1922 stolperten Kontrolleure des Hochbauamts über eine Hühnerschar, die der Rektor im Schulhaus hielt. Er brauche sie für die Ernährung seiner Familie, erklärte Kußmann, dessen Antrag auf Bau eines Stalls auf dem Hofgelände zuvor abgelehnt worden war. Bis September 1929 zog sich der Hühnerstreit hin, dann gab der Rektor auf. In seiner Schulchronik hat der inzwischen verstorbene ehemalige Eisenhart-Schüler Götz Ballosch viele solcher vergnüglichen, manchmal tragikomischen Geschehnisse festgehalten. Eine Armenschule blieb die Einrichtung allerdings nicht. Ab den 30er Jahren finden sich in den Schülerlisten auch Namen von adligen und bürgerlichen Familien.

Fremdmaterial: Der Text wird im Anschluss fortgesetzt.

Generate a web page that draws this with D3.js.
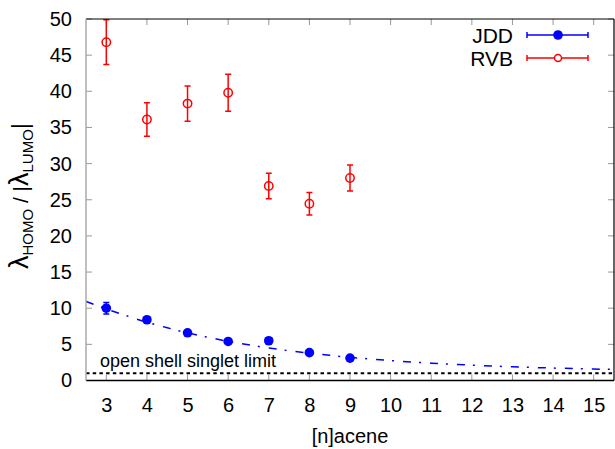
<!DOCTYPE html>
<html><head><meta charset="utf-8">
<script src="https://cdn.jsdelivr.net/npm/d3@7"></script>
<style>body{margin:0;background:#fff}svg{display:block}text{font-family:"Liberation Sans",Arial,sans-serif}</style>
</head><body><svg id="c" width="615" height="449"></svg>
<script>
const acenes = [3,4,5,6,7,8,9];
const jddValues = [10.0, 8.4, 6.6, 5.4, 5.5, 3.85, 3.1];
const jddErrors = [0.8, 0.3, 0.3, 0.3, 0.3, 0.3, 0.3];
const rvbValues = [46.8, 36.1, 38.3, 39.8, 26.9, 24.45, 28.0];
const rvbErrors = [3.1, 2.3, 2.45, 2.55, 1.75, 1.55, 1.8];
const fitN = [2.5,3,3.5,4,4.5,5,5.5,6,6.5,7,7.5,8,8.5,9,9.5,10,10.5,11,11.5,12,12.5,13,13.5,14,14.5,15,15.5];
const fitValues = [10.95,9.9,8.95,8.05,7.3,6.58,5.98,5.42,4.93,4.5,4.12,3.78,3.48,3.2,2.97,2.76,2.57,2.4,2.25,2.12,2.0,1.9,1.8,1.72,1.65,1.59,1.53];
const xTicks = [3,4,5,6,7,8,9,10,11,12,13,14,15];
const yTicks = [0,5,10,15,20,25,30,35,40,45,50];
const limitValue = 1;

const svg = d3.select("#c");
const L=86, R=614, T=19, B=380.5;
const x = d3.scaleLinear().domain([2.5,15.5]).range([L,R]);
const y = d3.scaleLinear().domain([0,50]).range([B,T]);

const defs = svg.append("defs");
defs.append("clipPath").attr("id","clip").append("rect").attr("x",L).attr("y",T).attr("width",R-L).attr("height",B-T);

// ticks (inward, gray)
const tg = svg.append("g").attr("stroke","#999").attr("stroke-width",1);
yTicks.forEach(v=>{
  tg.append("line").attr("x1",L).attr("x2",L+6).attr("y1",y(v)).attr("y2",y(v));
  tg.append("line").attr("x1",R).attr("x2",R-6).attr("y1",y(v)).attr("y2",y(v));
});
xTicks.forEach(v=>{
  tg.append("line").attr("x1",x(v)).attr("x2",x(v)).attr("y1",B).attr("y2",B-6);
  tg.append("line").attr("x1",x(v)).attr("x2",x(v)).attr("y1",T).attr("y2",T+6);
});

// tick labels via axes
const yAxis = svg.append("g").attr("transform",`translate(${L},0)`)
  .call(d3.axisLeft(y).tickValues(yTicks).tickSize(0).tickPadding(14));
yAxis.select(".domain").remove();
yAxis.selectAll("text").attr("font-size",20).attr("fill","#000").attr("font-family","Liberation Sans, Arial, sans-serif");
const xAxis = svg.append("g").attr("transform",`translate(0,${B})`)
  .call(d3.axisBottom(x).tickValues(xTicks).tickSize(0).tickPadding(17));
xAxis.select(".domain").remove();
xAxis.selectAll("text").attr("font-size",20).attr("fill","#000").attr("font-family","Liberation Sans, Arial, sans-serif");

const plot = svg.append("g").attr("clip-path","url(#clip)");

// limit line
plot.append("line").attr("x1",L).attr("x2",R).attr("y1",y(limitValue)).attr("y2",y(limitValue))
  .attr("stroke","#000").attr("stroke-width",2).attr("stroke-dasharray","3.5,3.2");

// fit line
const fitLine = d3.line().x((d,i)=>x(fitN[i])).y(d=>y(d)).curve(d3.curveMonotoneX);
plot.append("path").attr("d",fitLine(fitValues)).attr("fill","none").attr("stroke","#0000ff")
  .attr("stroke-width",1.5).attr("stroke-dasharray","8,8,2,9");

// label
svg.append("text").attr("x",100).attr("y",367).attr("font-size",18).text("open shell singlet limit");

// error bars
function errBars(vals, errs, color){
  const g = plot.append("g").attr("stroke",color).attr("stroke-width",1.5);
  vals.forEach((v,i)=>{
    const cx=x(acenes[i]), y1=y(v+errs[i]), y2=y(v-errs[i]);
    g.append("line").attr("x1",cx).attr("x2",cx).attr("y1",y1).attr("y2",y2);
    g.append("line").attr("x1",cx-3).attr("x2",cx+3).attr("y1",y1).attr("y2",y1);
    g.append("line").attr("x1",cx-3).attr("x2",cx+3).attr("y1",y2).attr("y2",y2);
  });
}
errBars(rvbValues, rvbErrors, "#ff0000");
errBars(jddValues, jddErrors, "#0000ff");

plot.append("g").selectAll("circle").data(rvbValues).join("circle")
  .attr("cx",(d,i)=>x(acenes[i])).attr("cy",d=>y(d)).attr("r",4.2)
  .attr("fill","none").attr("stroke","#ff0000").attr("stroke-width",1.5);
plot.append("g").selectAll("circle").data(jddValues).join("circle")
  .attr("cx",(d,i)=>x(acenes[i])).attr("cy",d=>y(d)).attr("r",4.8)
  .attr("fill","#0000ff");

// borders
svg.append("line").attr("x1",L).attr("x2",R).attr("y1",T).attr("y2",T).attr("stroke","#000").attr("stroke-width",1.2);
svg.append("line").attr("x1",R).attr("x2",R).attr("y1",T).attr("y2",B).attr("stroke","#000").attr("stroke-width",1.2);
svg.append("line").attr("x1",L).attr("x2",R).attr("y1",B).attr("y2",B).attr("stroke","#000").attr("stroke-width",1.5);
svg.append("line").attr("x1",L).attr("x2",L).attr("y1",T).attr("y2",B).attr("stroke","#aaa").attr("stroke-width",1.5);

// legend
const legend = [{name:"JDD",color:"#0000ff",filled:true,y:35},{name:"RVB",color:"#ff0000",filled:false,y:58}];
legend.forEach(l=>{
  svg.append("text").attr("x",513).attr("y",l.y+7.5).attr("text-anchor","end").attr("font-size",21).text(l.name);
  const g = svg.append("g").attr("stroke",l.color).attr("stroke-width",1.5);
  g.append("line").attr("x1",527).attr("x2",588).attr("y1",l.y).attr("y2",l.y);
  g.append("line").attr("x1",527).attr("x2",527).attr("y1",l.y-3).attr("y2",l.y+3);
  g.append("line").attr("x1",588).attr("x2",588).attr("y1",l.y-3).attr("y2",l.y+3);
  if(l.filled) svg.append("circle").attr("cx",558).attr("cy",l.y).attr("r",4.8).attr("fill",l.color);
  else svg.append("circle").attr("cx",558).attr("cy",l.y).attr("r",3.5).attr("fill","#fff").attr("stroke",l.color).attr("stroke-width",1.5);
});

// axis titles
svg.append("text").attr("x",(L+R)/2).attr("y",443).attr("text-anchor","middle").attr("font-size",20).text("[n]acene");
const yl = svg.append("text").attr("transform",`translate(28,196) rotate(-90)`).attr("text-anchor","middle").attr("font-size",21);
yl.append("tspan").attr("font-size",27).text("λ");
yl.append("tspan").attr("dy",5).attr("font-size",15).text("HOMO");
yl.append("tspan").attr("dy",-5).text(" / |");
yl.append("tspan").attr("font-size",27).text("λ");
yl.append("tspan").attr("dy",5).attr("font-size",15).text("LUMO");
yl.append("tspan").attr("dy",-5).attr("font-size",24).text("|");
</script></body></html>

In der DDR-Zeit hatte die Stadt ihren auf dem Alten Friedhof bestatteten Wohltäter, den Stadtrat und Stadtältesten August Friedrich Eisenhart weitgehend vergessen. Sein Geburtshaus Berliner Straße 3 wurde 1972 abgerissen. Das davor stehende Denkmal wurde nach längerem Hin und Her am Beginn der Eisenhartstraße wieder aufgestellt. Und auch die Eisenhartschule durfte ihren Namen nicht behalten. Zu dieser Zeit einmal mehr zweigeteilt – in die Polytechnischen Oberschulen 5 und 24 – wurden ihr 1976 die Namen „A.S. Makarenko“ (sowjetischer Pädagoge) und „N. K. Krupskaja“ (Lenins Lebensgefährtin) übergestülpt. Den Kampf um ihren Fortbestand führt sie nun wieder unter dem Traditionsnamen Eisenhart, den sie 1991 zurück erhielt.